Le régime présidentiel américain s'est imposé comme un modèle de fonctionnement démocratique à partir du moment où les branches exécutive et législative se sont révélées, dans la pratique, de poids égal et susceptibles de se neutraliser mutuellement dans le cadre du système anglo-saxon des « checks and balances » (veto présidentiel ne pouvant être renversé que par une majorité qualifiée au Sénat, approbation des nominations présidentielles par le Sénat, irresponsabilité de l'exécutif contrebalancée par une procédure de destitution exceptionnelle - impeachment , etc.).
Or, la République fédérale du Nigeria est encore en cours de consolidation démocratique et doit donc être activement soutenue dans ses efforts pour faire émerger une Assemblée nationale (congrès nigérian) en mesure de contrôler effectivement l'administration fédérale.
La coopération interparlementaire franco-nigériane devrait ainsi, selon votre délégation, mettre l'accent sur le renforcement des capacités des deux chambres du parlement nigérian dans les domaines suivants : l'élaboration des lois, le vote du budget et la prospective économique, les commissions d'enquête, l'éthique parlementaire et les groupes d'amitié, supports de la diplomatie interparlementaire .
Les entretiens organisés avec les parlementaires nigérians ont convaincu votre délégation de l'importance, voire de l'urgence, de fournir au parlement nigérian une assistance technique régulière en matière de prospective économique, notamment à l'occasion la préparation du budget, et de diplomatie interparlementaire, via la création de groupes d'amitié.

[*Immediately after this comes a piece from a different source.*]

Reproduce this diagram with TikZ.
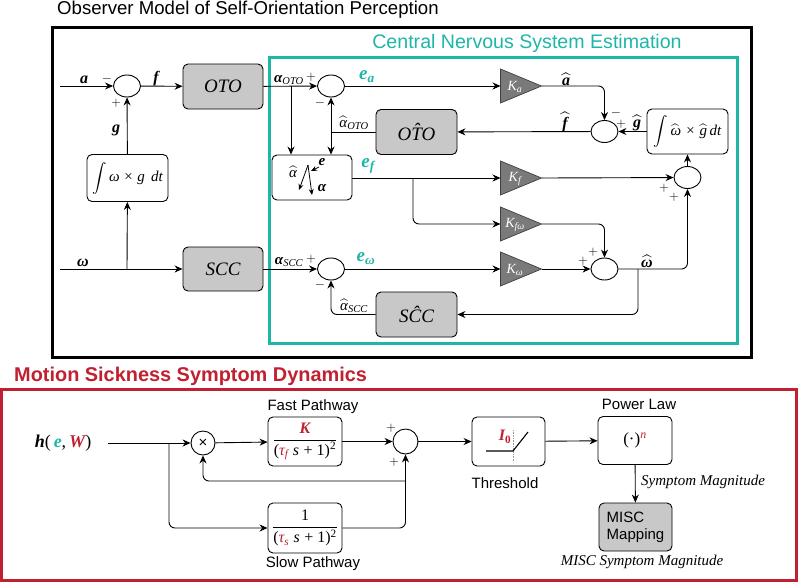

* 6 IBRAHIM, J., « Towards a Nigerian perspective on the French problematic in Africa », in JACOB, H. J., et OMAR, M., France and Nigeria. Issues in Comparative Studies , CREDU, Ibadan, 1992, p. 17.
* 7 La première constitution de 1963 introduit, dans le Nigeria nouvellement indépendant, une démocratie parlementaire très largement inspirée du modèle britannique de Westminster. La IV e République issue de la constitution de 1999 reproduit, dans une très large mesure, l'organisation et le fonctionnement institutionnels des États-Unis.